In particular Maarif speaks against a misguided “Arabism” as well as the theology of death (misguided martyrdom) that lies behind religious violence and fundamentalism. This style of Islam is at odds with the merciful and universal Islam that, among others, can accommodate local realities, including the ideals of Indonesian nationalism. For him, Islam in Indonesia has not been consistently practiced as a universal blessing (or mercy) for non-Muslims as well as for the universe. He contends that this is more of a problem for the Muslim community itself where internal conflicts and divisions are rife. What we see here is the growing awareness among Muslim theologians on the need to understand God as Merciful, and Islam as God’s mercy for all.

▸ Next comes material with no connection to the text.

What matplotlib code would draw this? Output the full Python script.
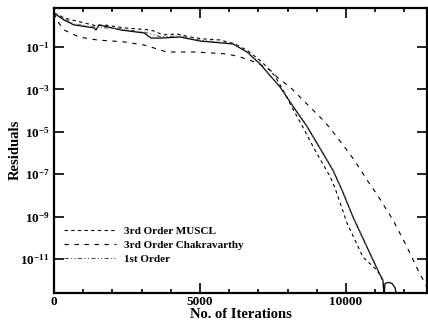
import numpy as np
import matplotlib
matplotlib.use("Agg")
import matplotlib.pyplot as plt
from matplotlib.ticker import FixedLocator, MultipleLocator, FuncFormatter

plt.rcParams['font.family'] = ['Liberation Serif', 'DejaVu Serif']
plt.rcParams['font.weight'] = 'bold'
plt.rcParams['mathtext.fontset'] = 'custom'
plt.rcParams['mathtext.rm'] = 'Liberation Serif:bold'
plt.rcParams['mathtext.bf'] = 'Liberation Serif:bold'
plt.rcParams['mathtext.it'] = 'Liberation Serif:bold'

# ---- data (iterations, log10 of residual) ----
solid_iter = [0, 342, 685, 1370, 1439, 1541, 2295, 3083, 3323, 3665, 4316, 5000,
              6131, 6610, 7056, 7741, 8186, 8665, 9110, 9556, 9864, 10241, 10926, 11268,
              11302, 11337, 11440, 11577, 11680, 11748]
solid_log = [0.60, 0.27, 0.04, -0.10, -0.20, 0.04, -0.20, -0.34, -0.58, -0.58, -0.53, -0.72,
             -0.86, -1.24, -1.80, -2.89, -3.80, -4.75, -5.78, -6.82, -7.75, -9.02, -11.05, -12.03,
             -12.8, -12.15, -12.10, -12.15, -12.35, -12.8]

muscl_iter = [0, 342, 890, 1473, 1712, 2397, 3322, 3733, 4213, 4658, 5103, 5686,
              6200, 6645, 7124, 7570, 7912, 8152, 8494, 8700, 8939, 9179, 9453, 9624,
              10035, 10583, 11063, 11268, 11336]
muscl_log = [0.60, 0.37, 0.18, -0.01, 0.04, -0.10, -0.20, -0.43, -0.39, -0.53, -0.62, -0.67,
             -0.86, -1.19, -1.71, -2.37, -3.20, -3.85, -4.70, -5.25, -5.86, -6.45, -7.10, -7.65,
             -9.30, -10.91, -11.52, -11.99, -12.8]

chak_iter = [0, 137, 342, 856, 1473, 2397, 3083, 3425, 3870, 4829, 5343, 5925,
             6370, 6953, 7398, 7638, 8083, 8528, 8939, 9282, 9556, 9898, 10207,
             10481, 10720, 11063, 11611, 12090, 12467, 12775]
chak_log = [0.60, 0.18, -0.20, -0.53, -0.67, -0.76, -0.91, -1.05, -1.24, -1.24, -1.28, -1.33,
            -1.47, -1.75, -2.08, -2.42, -2.89, -3.50, -4.07, -4.54, -5.01, -5.62, -6.19,
            -6.75, -7.27, -7.95, -9.16, -10.43, -11.52, -12.32]

first_iter = [0, 685, 1370, 2295, 3083, 3665, 4316, 5000, 6131, 6610, 7056, 7741,
              8186, 8665, 9110, 9556, 9864, 10241, 10926, 11268]
first_log = [0.62, 0.08, -0.06, -0.15, -0.30, -0.52, -0.48, -0.68, -0.84, -1.22, -1.78, -2.87,
             -3.78, -4.73, -5.76, -6.80, -7.73, -9.00, -11.02, -12.05]

labels = ["3rd Order MUSCL", "3rd Order Chakravarthy", "1st Order"]
ytick_exps = [-11, -9, -7, -5, -3, -1]
xticks = [0, 5000, 10000]

fig = plt.figure(figsize=(4.28, 3.2), dpi=100)
ax = fig.add_axes([54/428, 27/320, 373/428, 285.5/320])

def p(v):
    return 10.0 ** np.asarray(v)

ax.plot(solid_iter, p(solid_log), color='black', lw=0.9, label='_nolegend_')
ax.plot(muscl_iter, p(muscl_log), color='black', lw=0.8, ls=(0, (3, 3)), label=labels[0])
ax.plot(chak_iter, p(chak_log), color='black', lw=0.8, ls=(0, (4, 5)), label=labels[1])
ax.plot(first_iter, p(first_log), color='#555555', lw=0.8, ls=(0, (4, 2, 1, 2, 1, 2)), label=labels[2])

ax.set_yscale('log')
ax.set_xlim(0, 12775)
ax.set_ylim(10 ** -12.6, 10 ** 0.86)

ax.yaxis.set_major_locator(FixedLocator([10.0 ** e for e in ytick_exps]))
ax.yaxis.set_minor_locator(FixedLocator([]))
ax.yaxis.set_major_formatter(FuncFormatter(lambda v, pos: r'$10^{%d}$' % int(round(np.log10(v)))))
ax.xaxis.set_major_locator(FixedLocator(xticks))
ax.xaxis.set_minor_locator(MultipleLocator(1000))

ax.tick_params(which='both', direction='in', top=True, right=True, width=1.2)
ax.tick_params(axis='y', labelsize=9.5, pad=3)
ax.tick_params(axis='x', labelsize=9.5, pad=2)
ax.tick_params(which='major', length=7)
ax.tick_params(which='minor', length=3)
for s in ax.spines.values():
    s.set_linewidth(1.6)

ax.set_xlabel('No. of Iterations', fontsize=10.5, fontweight='bold', labelpad=0)
ax.set_ylabel('Residuals', fontsize=10.5, fontweight='bold')
ax.yaxis.set_label_coords(-0.086, 0.5)

leg = ax.legend(loc='lower left', bbox_to_anchor=(0.015, 0.085), borderaxespad=0,
                frameon=False, fontsize=8, handlelength=4.7, handletextpad=0.72,
                labelspacing=0.4)

fig.savefig('out.png', dpi=100)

So, there is an awareness of the theological nature of the problem, namely, the way we name God and the implication of this naming on our life together, beyond the confines of our own religious communities.
The current divisiveness and tensions in Indonesian society have raised serious concerns and doubts for many about the hybridity of its cultural traditions and the open-mindedness of its people. In this regard, a properly theological account of God’s mercy might provide a theological framework that can account for these pluralities and particularities more deeply, something that would appeal to religious believers when it is worked out properly, that is, when they see that this account comes from the authenticity of their religious tradition. In this regard, diverse religious scholars have begun to reflect on the need to give a proper place to the inclusive state ideology of Pancasila within their religious traditions. One can say that in the current religio-political life in Indonesia, the naming of God becomes a public discourse geared toward a theology of inclusivity that can be based on the idea of God as Merciful. There is a growing agreement that a responsible naming of God in the current Indonesian context has to meet this demand of inclusivity. Indonesian nationhood has been hailed as the framework of the common good for all religious communities. Thus, this non-theological category has actually become a category of public and civic theology of inclusivity, including the theology of God as Mercy. A constructive theology done by religious communities together, in ways that are still possible, can push this process further so as to bring fruits that the ever-changing Indonesian society needs. A contextual comparative theology, such as a Muslim-Christian theology of mercy, might have a role in this process.
Beyond the context of Indonesia, in my view, our time is a crucial moment in history where Christians and Muslims are at a critical juncture of their religious journey, as they are challenged to have a better understanding of who God is. This is a deeply theological moment. The turns of events in the world have challenged Christianity and Islam in their respective understanding of God. Here the understanding of God as Merciful presents itself in both traditions as particularly rich, which can adequately respond to the challenge of our time. Along this line of thinking, Muslim-Christian comparative theological discourse on God as Merciful can bring these communities together in their response to the challenge. As Pope Francis suggests, Christians and Muslims can name their God together, and comparative theology provides a possible avenue for this.
In Indonesia, a number of individual Muslim thinkers, such as Ahmad Syafi’i Maarif, Quraish Shihab, Alwi Shihab, Haidar Bagir, and Zuhairi Misrawi, have begun the works of reflecting on the nature of God in terms of love and mercy. A similar enterprise has also been done by major Muslim organizations and institutions. For example, the Nahdlatul Ulama has determined to embark on a long-term mission of restoring the notion of Islam [the Quran and the Prophet Muhammad] as a blessing for the whole universe, an understanding based on the more fundamental notion of God as ar-Rahman ar-Rahim, the Most Gracious and Merciful.
On the Catholic side, any discourse on mercy recently cannot be separated from what Pope Francis has been doing in the past few years, namely, emphasizing the message of God as Mercy that has become the hallmark of his papacy. But his works on mercy are not done in isolation. Mercy has been a central work in Christian theology in general, and a few contemporary Catholic theologians have done work on the theme, among others Walter Kasper, from whom Pope Francis also drew some major inspirations. What Pope Francis has achieved is giving new impetus, a sense of urgency, to this movement of naming God as Mercy beyond the confines of the Church, as he encourages interreligious reflection on God as the Merciful together with Jews and Muslims.
In order to work in the context of plural Indonesian society, the theological framework of naming God has to be done in the spirit of collaboration among thinkers and theologians belonging to different religious communities in line with the nationalist framework above. I believe that with these two frameworks and sources of authority (ethical nationalism and theology of God as Merciful), tolerance will be understood as a civic virtue that is also rooted in a proper understanding of who God is, the Merciful One, particularly among Muslims and Christians. Especially in the context of agonistic pluralism, this civic and theological virtue of tolerance will prove to be helpful, but again it needs to be translated into a larger and sustained civil movement.